Studio album by Live
- Released: December 31, 1991
- Recorded: 1991 at D.V. Perversion Room, Milwaukee, Wisconsin
- Genres: Alternative rock, funk rock
- Length: 51:36
- Label: Radioactive
- Producer: Jerry Harrison

Live chronology
| Four Songs (1991) | Mental Jewelry (1991) | Throwing Copper (1994) |

Singles from Mental Jewelry
- "Operation Spirit (The Tyranny of Tradition)" Released: 1992; "Pain Lies on the Riverside" Released: 1992; "The Beauty of Gray" Released: 1992; "Mirror Song" Released: 1992;

= Mental Jewelry =

Mental Jewelry is the debut studio album by the band Live—and their first under this name; they had previously released the album The Death of a Dictionary under the name Public Affection, under which they also released the EP Divided Mind, Divided Planet. Released on December 31, 1991, it is also the band's major label debut.

Many of the songs on Mental Jewelry are based on the writings of Indian philosopher Jiddu Krishnamurti. It also showcases their early funk rock leanings, particularly through Patrick Dahlheimer's slap bass playing on songs like "Pain Lies on the Riverside", "Operation Spirit (The Tyranny of Tradition)", and "Waterboy". The album's title comes from a lyric in the track "Mirror Song".

A music video was filmed for "Operation Spirit". The video was filmed when the band were still calling themselves Public Affection.

On June 30, 2017, Live announced a reissue of Mental Jewelry as a two-CD set, with the first CD containing the original album and the three outtakes and the second CD containing a full concert. Cassette and vinyl reissues were also announced.

Professional ratings
Review scores
| Source | Rating |
| AllMusic | Star Half star |
| The Rolling Stone Album Guide | Star |
| Spin Alternative Record Guide | 6/10 |

==Track listing==

A track named "Susquehanna" was written during these sessions and often played live during the first few years of Live's career under that name, but not recorded until 1993, during the sessions for the follow-up, Throwing Copper.

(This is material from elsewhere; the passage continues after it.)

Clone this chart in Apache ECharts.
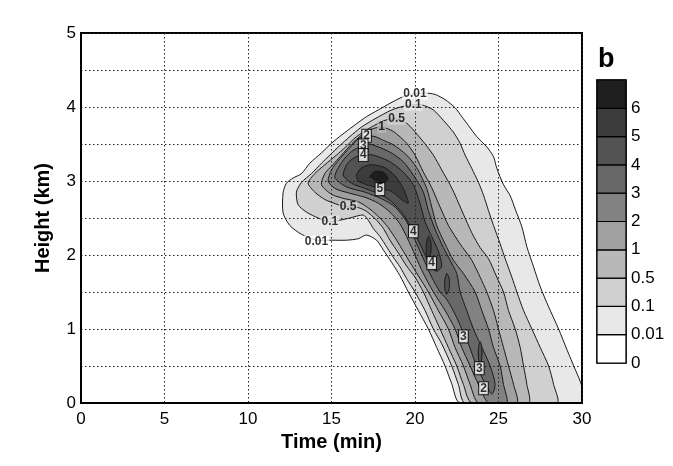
<!DOCTYPE html>
<html><head><meta charset="utf-8">
<script src="https://cdn.jsdelivr.net/npm/echarts@6/dist/echarts.min.js"></script>
<style>html,body{margin:0;padding:0;background:#fff}#c{width:673px;height:466px}</style>
</head><body><div id="c"></div>
<script>
// ---- data ----
const xTicks = [0, 5, 10, 15, 20, 25, 30];
const yTicks = [0, 1, 2, 3, 4, 5];
const levels = ['0', '0.01', '0.1', '0.5', '1', '2', '3', '4', '5', '6'];
const shades = ['#ffffff', '#e8e8e8', '#d0d0d0', '#b8b8b8', '#a0a0a0', '#828282', '#686868', '#525252', '#3c3c3c', '#1e1e1e'];

// contour outlines, [time(min), height(km)]
const c001 = [[22.7,0],[22.2,0.26],[21.8,0.5],[21.3,0.75],[20.8,1.0],[20.2,1.25],[19.6,1.5],[19.1,1.72],[18.6,1.9],[18.1,2.07],[17.7,2.2],[17.1,2.27],[16.6,2.22],[15.9,2.2],[15.0,2.2],[14.1,2.2],[13.2,2.28],[12.5,2.4],[12.1,2.57],[12.1,2.84],[12.3,2.97],[12.7,3.04],[13.2,3.1],[13.7,3.24],[14.4,3.38],[15.0,3.51],[15.6,3.62],[16.3,3.74],[17.1,3.87],[17.8,3.96],[18.5,4.05],[19.3,4.14],[20.0,4.18],[20.6,4.19],[21.2,4.17],[21.8,4.1],[22.4,3.99],[22.8,3.87],[23.2,3.75],[23.7,3.6],[24.3,3.46],[24.7,3.33],[24.9,3.17],[25.3,2.95],[25.7,2.8],[26.0,2.62],[26.4,2.38],[26.7,2.11],[27.1,1.84],[27.5,1.57],[28.0,1.3],[28.6,1.0],[29.1,0.72],[29.6,0.45],[30,0.22],[30,0]];
const c01 = [[23.0,0],[22.6,0.25],[22.2,0.5],[21.6,0.8],[21.1,1.0],[20.6,1.25],[20.0,1.5],[19.5,1.68],[19.1,1.84],[18.7,1.97],[18.3,2.11],[17.9,2.25],[17.5,2.36],[17.2,2.47],[16.9,2.54],[16.1,2.5],[15.5,2.47],[14.9,2.45],[14.2,2.5],[13.5,2.58],[13.0,2.68],[12.9,2.85],[13.2,2.98],[13.8,3.1],[14.4,3.24],[14.9,3.35],[15.5,3.48],[16.1,3.6],[16.8,3.73],[17.6,3.84],[18.6,3.96],[19.3,4.01],[19.9,4.03],[20.4,4.03],[21.1,3.96],[21.7,3.82],[22.3,3.66],[22.7,3.51],[23.0,3.35],[23.4,3.17],[23.8,2.98],[24.1,2.81],[24.4,2.6],[24.7,2.4],[25.1,2.15],[25.4,1.95],[25.8,1.7],[26.1,1.5],[26.5,1.25],[27.0,1.0],[27.5,0.75],[28.0,0.5],[28.3,0.25],[28.5,0]];
const c05 = [[23.4,0],[22.9,0.25],[22.5,0.5],[22.0,0.75],[21.5,1.0],[21.0,1.25],[20.5,1.5],[20.0,1.7],[19.5,1.85],[19.0,2.03],[18.5,2.2],[18.1,2.36],[17.7,2.47],[17.1,2.59],[16.6,2.64],[16.0,2.65],[15.4,2.68],[14.6,2.75],[14.0,2.85],[13.6,2.97],[14.0,3.1],[14.6,3.22],[15.3,3.35],[15.8,3.45],[16.5,3.6],[17.4,3.73],[18.2,3.82],[18.9,3.84],[19.5,3.78],[19.9,3.69],[20.5,3.53],[21.1,3.35],[21.6,3.15],[22.1,2.95],[22.4,2.81],[22.9,2.55],[23.4,2.3],[23.9,2.1],[24.4,1.95],[24.9,1.7],[25.3,1.5],[25.6,1.25],[26.0,1.0],[26.3,0.75],[26.5,0.5],[26.7,0.25],[26.8,0]];
const c1 = [[23.8,0],[23.3,0.25],[22.9,0.5],[22.4,0.75],[22.0,1.0],[21.4,1.25],[20.8,1.5],[20.2,1.72],[19.7,1.9],[19.3,2.05],[18.9,2.2],[18.4,2.37],[17.9,2.5],[17.3,2.62],[16.6,2.72],[15.8,2.76],[15.0,2.82],[14.4,2.95],[14.6,3.1],[15.0,3.2],[15.6,3.35],[16.2,3.5],[16.8,3.62],[17.4,3.7],[18.0,3.73],[18.7,3.67],[19.5,3.51],[20.0,3.35],[20.5,3.12],[21.0,2.91],[21.5,2.65],[22.0,2.4],[22.7,2.15],[23.4,1.93],[23.9,1.7],[24.3,1.5],[24.7,1.25],[25.0,1.0],[25.3,0.75],[25.6,0.5],[25.9,0.25],[26.1,0]];
const c2 = [[24.4,0],[23.8,0.25],[23.3,0.5],[22.8,0.75],[22.4,1.0],[21.8,1.25],[21.1,1.5],[20.5,1.75],[20.0,2.0],[19.6,2.2],[19.1,2.42],[18.5,2.58],[17.8,2.7],[17.0,2.78],[16.0,2.84],[15.2,2.9],[14.8,3.0],[15.0,3.15],[15.5,3.3],[16.1,3.45],[16.6,3.57],[17.1,3.61],[17.6,3.6],[18.1,3.55],[18.7,3.49],[19.5,3.35],[20.1,3.18],[20.7,2.9],[21.0,2.65],[21.3,2.4],[21.8,2.15],[22.3,1.93],[22.9,1.75],[23.6,1.5],[24.0,1.25],[24.4,1.0],[24.7,0.75],[25.1,0.5],[25.3,0.25],[25.5,0]];
const c3 = [[24.6,0.12],[24.0,0.35],[23.6,0.55],[23.2,0.8],[22.9,0.95],[22.4,1.2],[21.9,1.4],[21.5,1.5],[21.0,1.7],[20.6,1.9],[20.3,2.05],[20.0,2.2],[19.5,2.45],[18.8,2.65],[18.0,2.76],[17.0,2.85],[15.9,2.92],[15.2,3.05],[15.6,3.25],[16.2,3.4],[16.9,3.48],[17.3,3.5],[18.5,3.39],[19.3,3.26],[19.9,3.08],[20.5,2.85],[20.8,2.6],[21.2,2.35],[21.7,2.1],[22.1,1.93],[22.5,1.75],[22.7,1.5],[23.1,1.25],[23.5,1.0],[23.9,0.8],[24.5,0.5],[24.8,0.25]];
const c4 = [[21.3,1.78],[20.9,1.85],[20.6,2.0],[20.3,2.15],[19.9,2.32],[19.3,2.55],[18.6,2.72],[17.9,2.82],[17.0,2.9],[16.2,2.97],[15.7,3.08],[16.0,3.25],[16.5,3.33],[16.9,3.35],[17.5,3.35],[18.5,3.26],[19.3,3.12],[19.9,2.95],[20.3,2.7],[20.6,2.45],[21.0,2.25],[21.4,2.05],[21.6,1.85]];
const c4a = [[21.9,1.47],[22.05,1.55],[22.05,1.68],[21.9,1.75],[21.78,1.65],[21.8,1.52]];
const c4b = [[23.9,0.52],[24.0,0.6],[24.0,0.75],[23.9,0.83],[23.8,0.74],[23.8,0.6]];
const c5 = [[16.5,3.08],[16.8,3.18],[17.4,3.22],[18.2,3.18],[18.8,3.07],[19.3,2.9],[19.6,2.7],[19.2,2.75],[18.6,2.86],[17.9,2.9],[17.1,2.95],[16.6,3.0]];
const c5a = [[20.8,1.95],[20.95,2.03],[20.95,2.18],[20.8,2.25],[20.68,2.15],[20.68,2.02]];
const c6 = [[17.3,3.06],[17.6,3.13],[18.1,3.12],[18.4,3.03],[18.1,2.97],[17.7,3.0]];

// each outline with the level it encloses (index into levels)
const contours = [[c001,1],[c01,2],[c05,3],[c1,4],[c2,5],[c3,6],[c4,7],[c4a,7],[c4b,7],[c5,8],[c5a,8],[c6,9]];

// contour labels [text, time, height]
const plainLabels = [['0.01',20.0,4.18],['0.1',19.9,4.03],['0.5',18.9,3.84],['1',18.0,3.73],['0.5',16.0,2.65],['0.1',14.9,2.45],['0.01',14.1,2.18]];
const boxLabels = [['2',17.1,3.61],['3',16.9,3.48],['4',16.9,3.35],['5',17.9,2.89],['4',19.9,2.32],['4',21.0,1.89],['3',22.9,0.9],['3',23.85,0.47],['2',24.1,0.2]];

// ---- chart ----
const FONT = 'Liberation Sans, Arial, sans-serif';
const chart = echarts.init(document.getElementById('c'));

function polySeries(pts, lev) {
  return {
    type: 'custom', xAxisIndex: 0, yAxisIndex: 0, clip: true, silent: true, z: 1,
    data: pts,
    renderItem: function (params, api) {
      if (params.dataIndexInside !== 0) return null;
      const n = params.dataInsideLength;
      const p = [];
      for (let i = 0; i < n; i++) p.push(api.coord([api.value(0, i), api.value(1, i)]));
      return { type: 'polygon', shape: { points: p, smooth: 0.25 },
        style: { fill: shades[lev], stroke: '#1a1a1a', lineWidth: 1 } };
    }
  };
}

const series = contours.map(c => polySeries(c[0], c[1]));

series.push({
  type: 'scatter', xAxisIndex: 0, yAxisIndex: 0, z: 10, silent: true,
  symbol: 'rect', symbolSize: 1, itemStyle: { color: 'rgba(0,0,0,0)' },
  data: plainLabels.map(l => ({ name: l[0], value: [l[1], l[2]],
    label: { backgroundColor: shades[levels.indexOf(l[0]) - 1] } })),
  label: { show: true, position: 'inside', formatter: '{b}', color: '#000',
    fontFamily: FONT, fontWeight: 'bold', fontSize: 12, padding: [0, 1, 0, 1] }
});
series.push({
  type: 'scatter', xAxisIndex: 0, yAxisIndex: 0, z: 11, silent: true,
  symbol: 'rect', symbolSize: 1, itemStyle: { color: 'rgba(0,0,0,0)' },
  data: boxLabels.map(l => ({ name: l[0], value: [l[1], l[2]] })),
  label: { show: true, position: 'inside', formatter: '{b}', color: '#000',
    fontFamily: FONT, fontWeight: 'bold', fontSize: 12, lineHeight: 12,
    backgroundColor: '#fff', borderColor: '#000', borderWidth: 1, padding: [0, 1, 0, 1] }
});

// colorbar boxes
series.push({
  type: 'custom', xAxisIndex: 1, yAxisIndex: 1, silent: true, z: 2,
  data: levels.map((l, i) => [0, i]),
  renderItem: function (params, api) {
    const i = api.value(1);
    const a = api.coord([0, i]);
    const b = api.coord([1, i + 1]);
    return { type: 'rect', shape: { x: a[0], y: b[1], width: b[0] - a[0], height: a[1] - b[1] },
      style: { fill: shades[i], stroke: '#000', lineWidth: 1.2 } };
  }
});

chart.setOption({
  animation: false,
  backgroundColor: '#fff',
  grid: [
    { left: 81, right: 91, top: 33, bottom: 63, show: true, borderColor: '#000', borderWidth: 2, backgroundColor: 'transparent', z: 5 },
    { left: 597, width: 29, top: 80, height: 283, show: true, borderColor: '#000', borderWidth: 1.5 }
  ],
  xAxis: [
    { gridIndex: 0, type: 'value', min: xTicks[0], max: xTicks[xTicks.length - 1], interval: 5, z: 5,
      name: 'Time (min)', nameLocation: 'middle', nameGap: 24,
      nameTextStyle: { fontFamily: FONT, fontWeight: 'bold', fontSize: 20, color: '#000' },
      axisLine: { show: true, lineStyle: { color: '#000', width: 2 } },
      axisTick: { show: false },
      axisLabel: { fontFamily: FONT, fontSize: 17, color: '#000', margin: 8 },
      splitLine: { show: true, lineStyle: { color: '#222', width: 1, type: [1.5, 2.5] } } },
    { gridIndex: 1, type: 'value', min: 0, max: 1, show: false }
  ],
  yAxis: [
    { gridIndex: 0, type: 'value', min: yTicks[0], max: yTicks[yTicks.length - 1], interval: 0.5, z: 5,
      name: 'Height (km)', nameLocation: 'middle', nameGap: 28,
      nameTextStyle: { fontFamily: FONT, fontWeight: 'bold', fontSize: 20, color: '#000' },
      axisLine: { show: true, lineStyle: { color: '#000', width: 2 } },
      axisTick: { show: false },
      axisLabel: { fontFamily: FONT, fontSize: 17, color: '#000', margin: 5,
        formatter: v => (yTicks.indexOf(v) >= 0 ? String(v) : '') },
      splitLine: { show: true, lineStyle: { color: '#222', width: 1, type: [1.5, 2.5] } } },
    { gridIndex: 1, type: 'value', min: 0, max: levels.length, interval: 1, position: 'right',
      axisLine: { show: false }, axisTick: { show: false }, splitLine: { show: false },
      axisLabel: { fontFamily: FONT, fontSize: 17, color: '#000', margin: 5,
        formatter: v => (levels[v] !== undefined ? levels[v] : '') } }
  ],
  graphic: [
    { type: 'text', left: 598, top: 46, style: { text: 'b', fontFamily: FONT, fontWeight: 'bold', fontSize: 27, fill: '#000' } }
  ],
  series: series
});
</script>
</body></html>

That version would not be released until the 25th Anniversary reissue edition of that album in 2019, however.

| No. | Title | Length |
|---|---|---|
| 1. | "Pain Lies on the Riverside" | 5:11 |
| 2. | "Operation Spirit (The Tyranny of Tradition)" | 3:18 |
| 3. | "The Beauty of Gray" | 4:14 |
| 4. | "Brothers Unaware" | 4:45 |
| 5. | "Tired of 'Me'" | 3:26 |
| 6. | "Mirror Song" | 3:38 |
| 7. | "Waterboy" | 3:07 |
| 8. | "Take My Anthem" | 4:37 |
| 9. | "You Are the World" | 4:23 |
| 10. | "Good Pain" | 5:39 |
| 11. | "Mother Earth Is a Vicious Crowd" | 4:10 |
| 12. | "10,000 Years (Peace Is Now)" | 5:08 |

== Personnel ==
Adapted credits from the liner notes of Mental Jewelry.

Live

- Ed Kowalczyk – lead vocals, acoustic guitar
- Chad Taylor – guitar, backing vocals
- Patrick Dahlheimer – bass, backing vocals
- Chad Gracey – drums, percussion, backing vocals

Technical personnel

- Jerry Harrison – producer, mixing
- David Vartanian – engineer, mixing
- Doug McKean – assistant engineer
- Tom Lord-Alge – mixing on "Pain Lies on the Riverside"
- Ted Jensen – mastering
- Gary Kurfirst – executive producer
- Phil Schuster – production coordinator
- Vartan Kurjian and Jonas C. Livingston – art direction
- Julie Carter – sleeve design
- Ron Keith – photography

==Charts==
===Album===

| Chart (1992) | Peak position |
|---|---|
| Australian Albums (ARIA) | 137 |
| US Billboard 200 | 73 |

===Singles===

| Single | US Modern Rock (1992) |
|---|---|
| "Operation Spirit (The Tyranny of Tradition)" | 9 |
| "Pain Lies on the Riverside" | 24 |

== Certifications ==

| Region | Certification | Certified units/sales |
| Canada (Music Canada) | Gold | 50,000^{^} |
| Netherlands (NVPI) | Gold | 50,000^{^} |
| United States (RIAA) | Platinum | 1,000,000^{^} |
^{^} Shipments figures based on certification alone.